By: Becca Skinner
I had only heard of the Sawtooths once before a friend invited me to go on a backpacking trip there 3 years ago. As I drove down the snaking highway through Salmon, Idaho, the canyon opened up into a scene that I equated to seeing the Alps or the Tetons for the first time.
My jaw dropped.
Rising up out of the plains were jagged mountains, a pristine river and endless opportunity for recreating.
Ever since that moment 3 years ago, I’ve made an annual pilgrimage back to the Sawtooths. So it was an easy decision this year to turn my usual backpacking loop to a kayak trip and explore like I have never had the chance to: by boat.
As we started driving, I remembered why I love road trips so much. It was beautiful weather, I was with my friend Mikayla and we got a chance to catch up. The kayaks were folded in the back of our car, nestled alongside the tent, some great looking and our dogs. She had never spent anytime in the Sawtooths so I was eager to introduce her to one of my favorite places in the West.
In the spirit of being on a roadtrip, we made a quick decision to change driving courses and take our time by following a high mountain pass from Montana into Idaho when we heard a metallic grinding noise coming from underneath the car. Actually, the phrase “metallic grinding noise” would be too generous. It sounded more like a metal creature was dying. It was loud. It was stressful. My first thought was to cancel our trip, turn around and go home. I had just dealt with two full weeks of car issues. Visions of being stranded on a dirt road in the middle of Montana crept up on me. At least we had enough food and beer to last us for a few days.
Mikayla and I looked at each other with wide eyes and pulled over at the top of the pass. After a few calls to parents, boyfriends, and consulting with each other about our own car knowledge, we were advised to look for a rock that might have gotten jammed into the rotor. Sure enough, Mikayla soon yanked a small rock out from the edge of the rotor and we were back on our way.
We decided to forgo stopping at the natural hot springs to get to our campsite to set up home base and made it to our site just in time for a quick kayak around Stanley Lake before cooking up some dinner and watching the sun go down.
The sun seemed to set in layers. Everything first turned pink and golden when the sun hit the edges of the mountains.
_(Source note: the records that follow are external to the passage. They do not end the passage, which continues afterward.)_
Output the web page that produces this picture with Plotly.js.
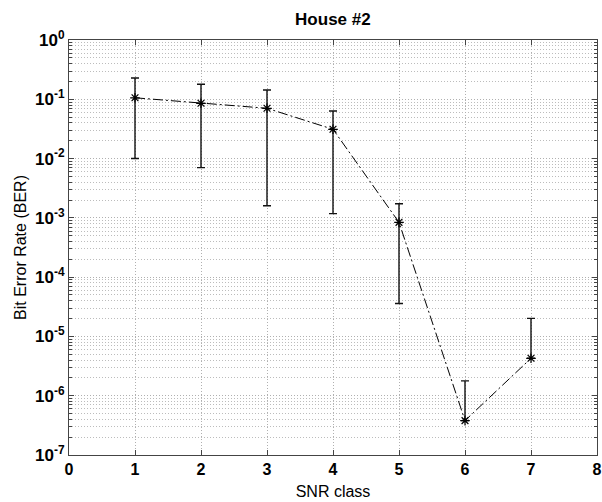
<!DOCTYPE html>
<html>
<head>
<meta charset="utf-8">
<script src="https://cdn.plot.ly/plotly-3.0.1.min.js"></script>
<style>html,body{margin:0;padding:0;background:#fff}#chart{width:602px;height:502px}</style>
</head>
<body>
<div id="chart"></div>
<script>
const snrClass = [1, 2, 3, 4, 5, 6, 7];
const ber = [0.106, 0.0856, 0.0705, 0.0312, 0.00084, 3.8e-7, 4.28e-6];
const berUpper = [0.229, 0.179, 0.1435, 0.0635, 0.00173, 1.78e-6, 2.02e-5];
const berLower = [0.0100, 0.00703, 0.0016, 0.00118, 3.6e-5, null, null];
const yTickVals = [1, 0.1, 0.01, 0.001, 1e-4, 1e-5, 1e-6, 1e-7];
const yTickText = ['10<sup>0</sup>', '10<sup>-1</sup>', '10<sup>-2</sup>', '10<sup>-3</sup>', '10<sup>-4</sup>', '10<sup>-5</sup>', '10<sup>-6</sup>', '10<sup>-7</sup>'];

const plus = ber.map((v, i) => berUpper[i] - v);
const minus = ber.map((v, i) => berLower[i] === null ? 0 : v - berLower[i]);

const font = 'Liberation Sans, Arial, Helvetica, sans-serif';
const trace = {
  x: snrClass, y: ber, type: 'scatter', mode: 'lines+markers',
  line: {color: '#000', width: 1, dash: '10px,3px,2px,3px'},
  marker: {symbol: 'asterisk-open', size: 8, color: '#000', line: {color: '#000', width: 1.2}},
  error_y: {type: 'data', symmetric: false, array: plus, arrayminus: minus, color: '#111', thickness: 1.4, width: 4},
  showlegend: false
};
const layout = {
  width: 602, height: 502,
  margin: {l: 69, r: 5, t: 40, b: 47},
  paper_bgcolor: '#fff', plot_bgcolor: '#fff',
  title: {text: '<b>House #2</b>', font: {family: font, size: 17, color: '#000'}, x: 0.553, xanchor: 'center', y: 0.963, yanchor: 'middle'},
  xaxis: {
    range: [0, 8], dtick: 1, tick0: 0,
    showgrid: true, gridcolor: '#b0b0b0', griddash: '1px,2px', gridwidth: 1,
    zeroline: false, showline: true, linecolor: '#444', linewidth: 1, mirror: 'ticks',
    ticks: 'inside', ticklen: 5, tickcolor: '#444',
    tickfont: {family: font, size: 16, color: '#000', weight: 'bold'},
    title: {text: 'SNR class', font: {family: font, size: 16, color: '#000'}, standoff: 8}
  },
  yaxis: {
    type: 'log', range: [-7, 0],
    tickmode: 'array', tickvals: yTickVals, ticktext: yTickText,
    showgrid: true, gridcolor: '#b0b0b0', griddash: '1px,2px', gridwidth: 1,
    minor: {dtick: 'D1', showgrid: true, gridcolor: '#bcbcbc', griddash: '1px,2px', gridwidth: 1, ticks: 'inside', ticklen: 3, tickcolor: '#444'},
    zeroline: false, showline: true, linecolor: '#444', linewidth: 1, mirror: 'ticks',
    ticks: 'inside', ticklen: 5, tickcolor: '#444',
    tickfont: {family: font, size: 17, color: '#000', weight: 'bold'},
    title: {text: 'Bit Error Rate (BER)', font: {family: font, size: 16, color: '#000'}, standoff: 4}
  }
};
Plotly.newPlot('chart', [trace], layout, {displayModeBar: false, staticPlot: true});
</script>
</body>
</html>
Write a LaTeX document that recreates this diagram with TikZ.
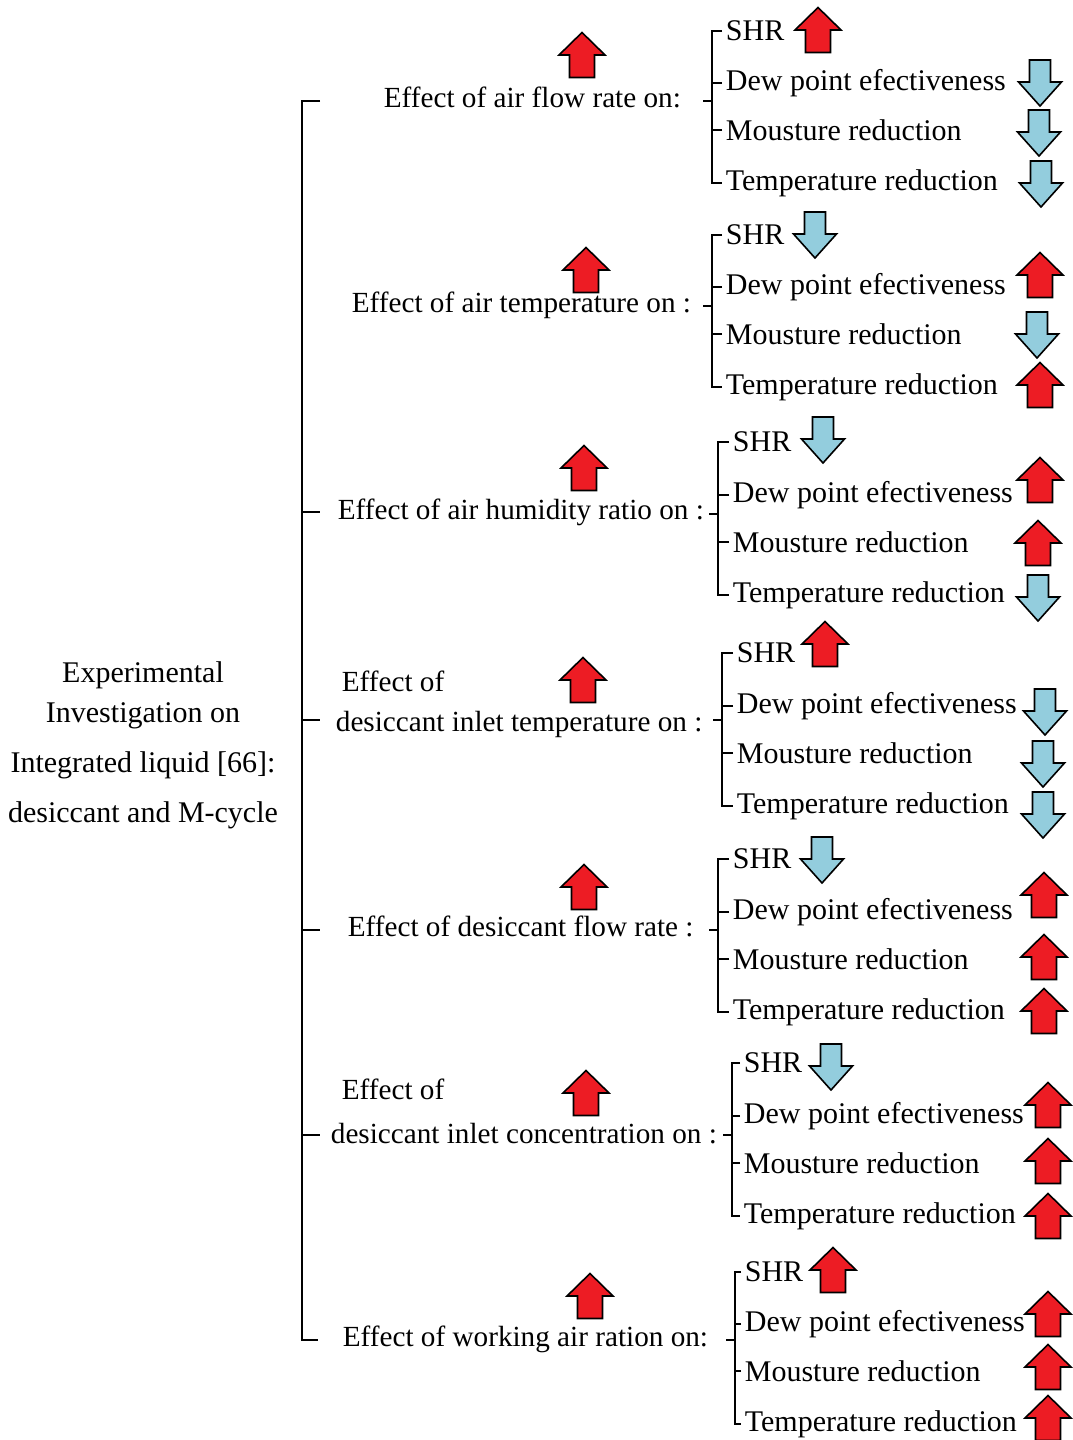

When it finally sunk below the horizon line, the scene turned blue and smelled like evenings at elevation the damp, blue alpine kind of smell that anyone who has spent time in the mountains knows.
My favorite thing about trips is how it makes us adapt to different situations. Forgot the bug spray? Use lavender oil. Can’t find the forks? Plastic ones from the gas station work just fine. Scary metallic noise coming from the car? Call your team and troubleshoot.
When we finally got to kayak underneath those giant mountains and watch the sun come up through the fog on the water, it makes all of those hiccups worth it. It won’t be my last trip back to be on the water to stare up at the 12,000ft peaks. Everytime I’m there, it feels a little bit like a homecoming.